Во вторник, 17 мая, царь сделал в дневнике запись: «Тяжелые и противоречивые известия продолжали приходить относительно неудачного боя в Цусимском проливе. Гуляли вдвоем. Погода была чудная, жаркая. Пили чай и обедали на балконе…».
И только в четверг, 19 мая, император наконец убедился в гибели Балтийской эскадры: «Теперь окончательно подтвердились ужасные известия о гибели почти всей эскадры в двухдневном бою. Сам Рожественский раненый взят в плен!!! День стоял дивный, что прибавляло еще больше грусти на душе… Завтракал, ездил верхом…».
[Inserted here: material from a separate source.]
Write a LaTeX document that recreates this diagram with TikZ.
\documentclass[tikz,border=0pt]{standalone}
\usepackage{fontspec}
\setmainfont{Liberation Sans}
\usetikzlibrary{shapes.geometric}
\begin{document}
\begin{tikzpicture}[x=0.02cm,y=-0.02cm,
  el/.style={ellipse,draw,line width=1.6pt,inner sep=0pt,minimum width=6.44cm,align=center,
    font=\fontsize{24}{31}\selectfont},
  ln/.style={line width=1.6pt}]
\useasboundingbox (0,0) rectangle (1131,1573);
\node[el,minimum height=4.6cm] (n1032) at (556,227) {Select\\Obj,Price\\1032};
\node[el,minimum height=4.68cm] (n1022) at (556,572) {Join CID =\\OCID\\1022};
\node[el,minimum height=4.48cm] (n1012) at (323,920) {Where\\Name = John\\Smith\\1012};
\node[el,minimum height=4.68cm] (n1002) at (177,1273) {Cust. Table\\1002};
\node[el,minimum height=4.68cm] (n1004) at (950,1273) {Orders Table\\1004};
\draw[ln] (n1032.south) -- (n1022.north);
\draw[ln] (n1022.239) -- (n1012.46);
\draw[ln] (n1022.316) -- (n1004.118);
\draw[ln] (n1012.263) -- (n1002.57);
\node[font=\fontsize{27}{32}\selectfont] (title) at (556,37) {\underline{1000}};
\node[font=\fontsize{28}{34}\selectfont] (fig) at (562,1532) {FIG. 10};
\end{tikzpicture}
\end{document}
За время боя «Алмаз» получил 29 повреждений. Было убито 4 матроса и один офицер, 3 человека получили тяжелые ранения, 8 – легкие. Во Владивосток на имя флигель-адъютанта И. И. Чагина из Петербурга направлена высочайшая телеграмма: «От души благодарю Вас и поручаю передать Мою благодарность командирам, офицерам и командам "Алмаза", "Изумруда", "Грозного" и "Бравого" за самоотверженный тяжелый подвиг в несчастном для нас бою. Да послужит вам всем сознание своего исполненного долга, утешением в тяжелом испытании, постигшем нашу Родину. Николай».
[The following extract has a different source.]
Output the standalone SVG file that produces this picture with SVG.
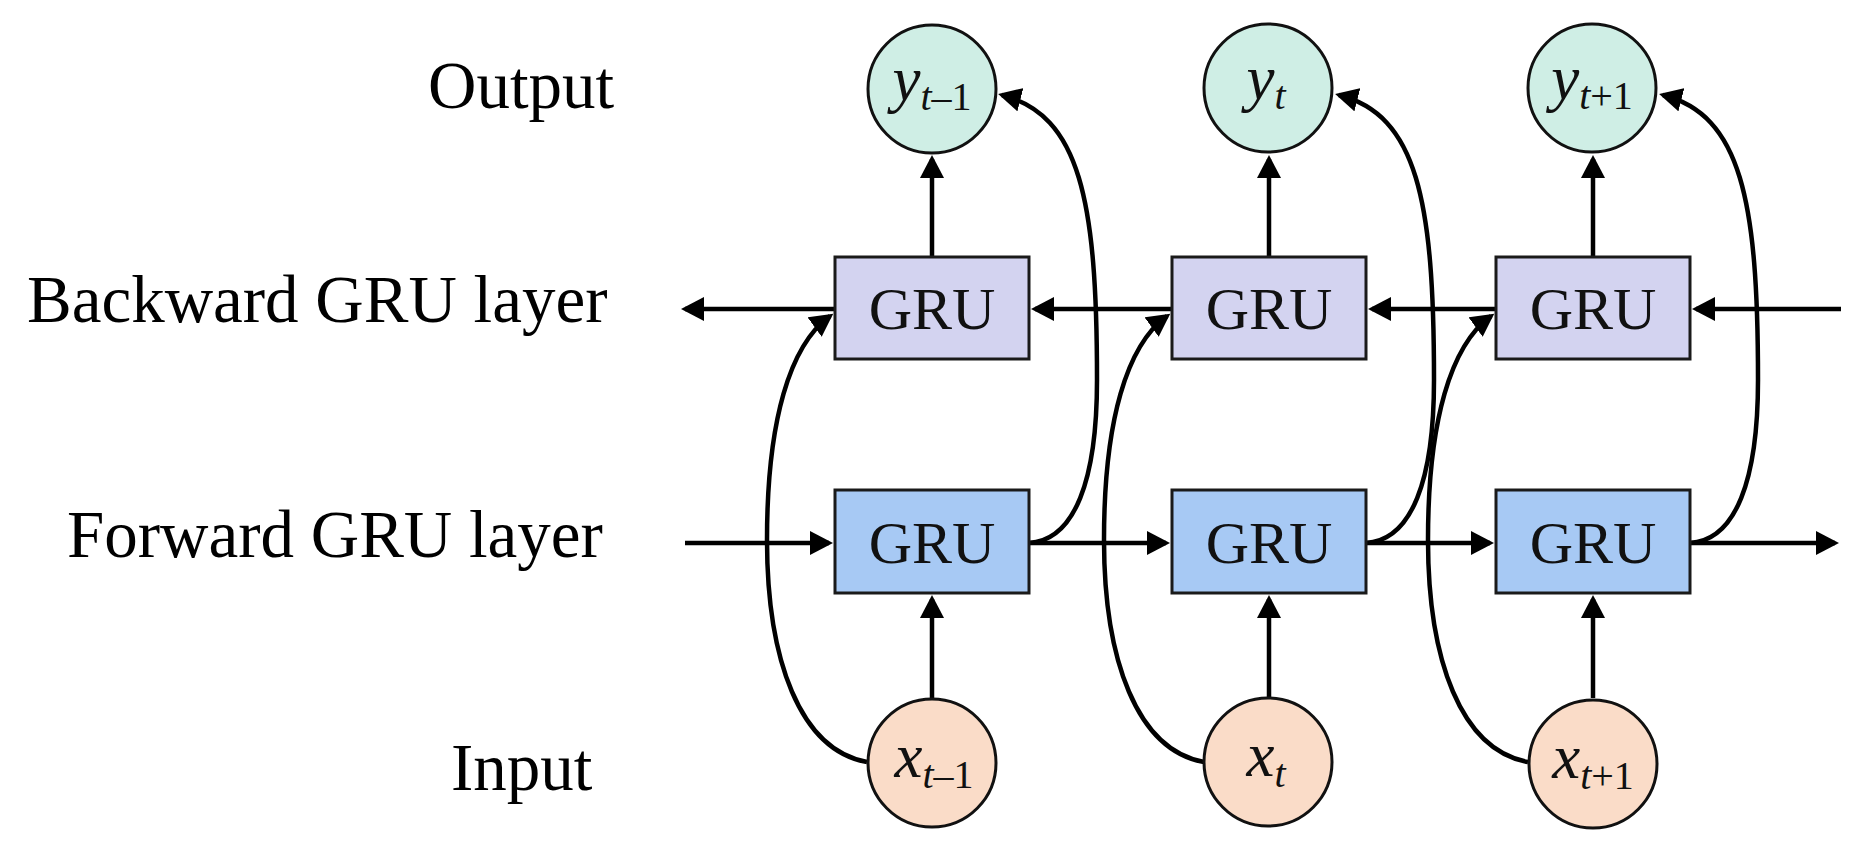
<svg xmlns="http://www.w3.org/2000/svg" width="1859" height="846" viewBox="0 0 1859 846">
<style>
  .lbl{font-family:"Liberation Serif","Times New Roman",serif;font-size:67px;fill:#000}
  .gru{font-family:"Liberation Serif","Times New Roman",serif;font-size:60px;fill:#111;text-anchor:middle}
  .var{font-family:"Liberation Serif","Times New Roman",serif;font-size:63px;fill:#111;text-anchor:middle}
  .it{font-style:italic}
  .sub{font-size:40px}
  .bw{fill:#d3d3f0;stroke:#1a1a1a;stroke-width:3}
  .fw{fill:#a7c9f4;stroke:#1a1a1a;stroke-width:3}
  .yc{fill:#cfeee5;stroke:#111;stroke-width:3}
  .xc{fill:#fadcc8;stroke:#111;stroke-width:3}
  .cn{fill:none;stroke:#000;stroke-width:4.5;marker-end:url(#ah)}
</style>
<defs>
  <marker id="ah" markerUnits="userSpaceOnUse" markerWidth="24" markerHeight="24" refX="19" refY="12" orient="auto">
    <path d="M0,0 L23,12 L0,24 z" fill="#000"/>
  </marker>
</defs>
<rect width="1859" height="846" fill="#fff"/>

<g id="labels">
  <text class="lbl" x="428" y="108">Output</text>
  <text class="lbl" x="27" y="322">Backward GRU layer</text>
  <text class="lbl" x="67" y="557">Forward GRU layer</text>
  <text class="lbl" x="451" y="790">Input</text>
</g>

<g id="connectors">
  <!-- GRU to outputs -->
  <path class="cn" d="M932,257 L932,159"/>
  <path class="cn" d="M1269,257 L1269,159"/>
  <path class="cn" d="M1593,257 L1593,159"/>
  <!-- inputs to forward GRU -->
  <path class="cn" d="M932,698 L932,599"/>
  <path class="cn" d="M1269,698 L1269,599"/>
  <path class="cn" d="M1593,698 L1593,599"/>
  <!-- forward chain -->
  <path class="cn" d="M685,543 L829,543"/>
  <path class="cn" d="M1029,543 L1166,543"/>
  <path class="cn" d="M1366,543 L1490,543"/>
  <path class="cn" d="M1690,543 L1835,543"/>
  <!-- backward chain -->
  <path class="cn" d="M1841,309 L1696,309"/>
  <path class="cn" d="M1496,309 L1372,309"/>
  <path class="cn" d="M1172,309 L1035,309"/>
  <path class="cn" d="M835,309 L685,309"/>
  <!-- inputs to backward GRU -->
  <path class="cn" d="M867,762 C800,750 767,660 767,540 C767,420 790,345 830,316"/>
  <path class="cn" d="M1204,762 C1137,750 1104,660 1104,540 C1104,420 1127,345 1167,316"/>
  <path class="cn" d="M1528,762 C1461,750 1428,660 1428,540 C1428,420 1451,345 1491,316"/>
  <!-- forward GRU to outputs -->
  <path class="cn" d="M1029,543 C1075,540 1097,480 1097,380 C1097,200 1080,115 1002,95"/>
  <path class="cn" d="M1366,543 C1412,540 1434,480 1434,380 C1434,200 1417,115 1339,95"/>
  <path class="cn" d="M1690,543 C1736,540 1758,480 1758,380 C1758,200 1741,115 1663,95"/>
</g>

<g id="y_tm1">
  <circle class="yc" cx="932" cy="89" r="64"/>
  <text class="var" x="932" y="100"><tspan class="it">y</tspan><tspan class="it sub" dy="10">t</tspan><tspan class="sub">–1</tspan></text>
</g>
<g id="y_t">
  <circle class="yc" cx="1268" cy="88" r="64"/>
  <text class="var" x="1266" y="99"><tspan class="it">y</tspan><tspan class="it sub" dy="10">t</tspan></text>
</g>
<g id="y_tp1">
  <circle class="yc" cx="1592" cy="88" r="64"/>
  <text class="var" x="1592" y="99"><tspan class="it">y</tspan><tspan class="it sub" dy="10">t</tspan><tspan class="sub">+1</tspan></text>
</g>

<g id="bgru1">
  <rect class="bw" x="835" y="257" width="194" height="102"/>
  <text class="gru" x="932" y="329">GRU</text>
</g>
<g id="bgru2">
  <rect class="bw" x="1172" y="257" width="194" height="102"/>
  <text class="gru" x="1269" y="329">GRU</text>
</g>
<g id="bgru3">
  <rect class="bw" x="1496" y="257" width="194" height="102"/>
  <text class="gru" x="1593" y="329">GRU</text>
</g>

<g id="fgru1">
  <rect class="fw" x="835" y="490" width="194" height="103"/>
  <text class="gru" x="932" y="563">GRU</text>
</g>
<g id="fgru2">
  <rect class="fw" x="1172" y="490" width="194" height="103"/>
  <text class="gru" x="1269" y="563">GRU</text>
</g>
<g id="fgru3">
  <rect class="fw" x="1496" y="490" width="194" height="103"/>
  <text class="gru" x="1593" y="563">GRU</text>
</g>

<g id="x_tm1">
  <circle class="xc" cx="932" cy="763" r="64"/>
  <text class="var" x="934" y="777"><tspan class="it">x</tspan><tspan class="it sub" dy="11">t</tspan><tspan class="sub">–1</tspan></text>
</g>
<g id="x_t">
  <circle class="xc" cx="1268" cy="762" r="64"/>
  <text class="var" x="1266" y="776"><tspan class="it">x</tspan><tspan class="it sub" dy="11">t</tspan></text>
</g>
<g id="x_tp1">
  <circle class="xc" cx="1593" cy="764" r="64"/>
  <text class="var" x="1593" y="778"><tspan class="it">x</tspan><tspan class="it sub" dy="11">t</tspan><tspan class="sub">+1</tspan></text>
</g>
</svg>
Повреждения кормовой оконечности крейсера «Алмаз», полученные во время Цусимского боя
Экипаж «Алмаза» за успешный прорыв наградили орденами. Старший офицер – капитан 2-го ранга Дьячков был награжден золотой саблей с надписью «За храбрость», штурман Григоров – орденом Св. Владимира с мечами и бантом, а командир И. И. Чагин – орденом Св. Георгия 4-й степени. Подписывая награждения и высоко оценивая мужество и находчивость командира крейсера, император заметил, что такому человеку можно доверить наследника.
Более шести тысяч балтийских моряков погибло в Цусимском сражении. Из 38 кораблей, направленных на Дальний Восток, 22 нашли себе могилу в водах Корейского залива. Гибель кораблей Балтийского флота в Тихом океане явилась заключительным актом исторической драмы, не имеющей себе равных во всей военно-морской истории. Первые известия о разгроме японцами Балтийской эскадры приходили в Россию в виде смутных и довольно сбивчивых слухов. Но потом, уже к вечеру второго дня, все сомнения рассеялись. Стало ясно, что эскадра потерпела полное поражение. Все ждали чуда, так страстно его желали, что не обращали внимания на явную слабость наших позиций и возможностей. Под желаемое подгоняли цифровые данные, убеждая себя, что эскадра, направленная на Дальний Восток, сильнее японской. Чуда не свершилось, суровая действительность самым беспощадным образом опрокинула все иллюзии. Газеты Петербурга писали: «Мы не хотели смотреть грозному призраку прямо в лицо, и теперь, когда этот призрак обратился в действительность, нам вдвое тяжелее поднять на него глаза».
Командованием 2-й Тихоокеанской эскадры не были приняты необходимые меры по подготовке к эскадренному бою. На кораблях в большом количестве продолжали оставаться легко возгорающие предметы: деревянная отделка рубок и внутренних помещений, гребные шлюпки и катера на палубах. Не изменилась к лучшему и окраска судов, особенно броненосцев, их черный цвет значительно облегчал работу наводчикам орудий противника.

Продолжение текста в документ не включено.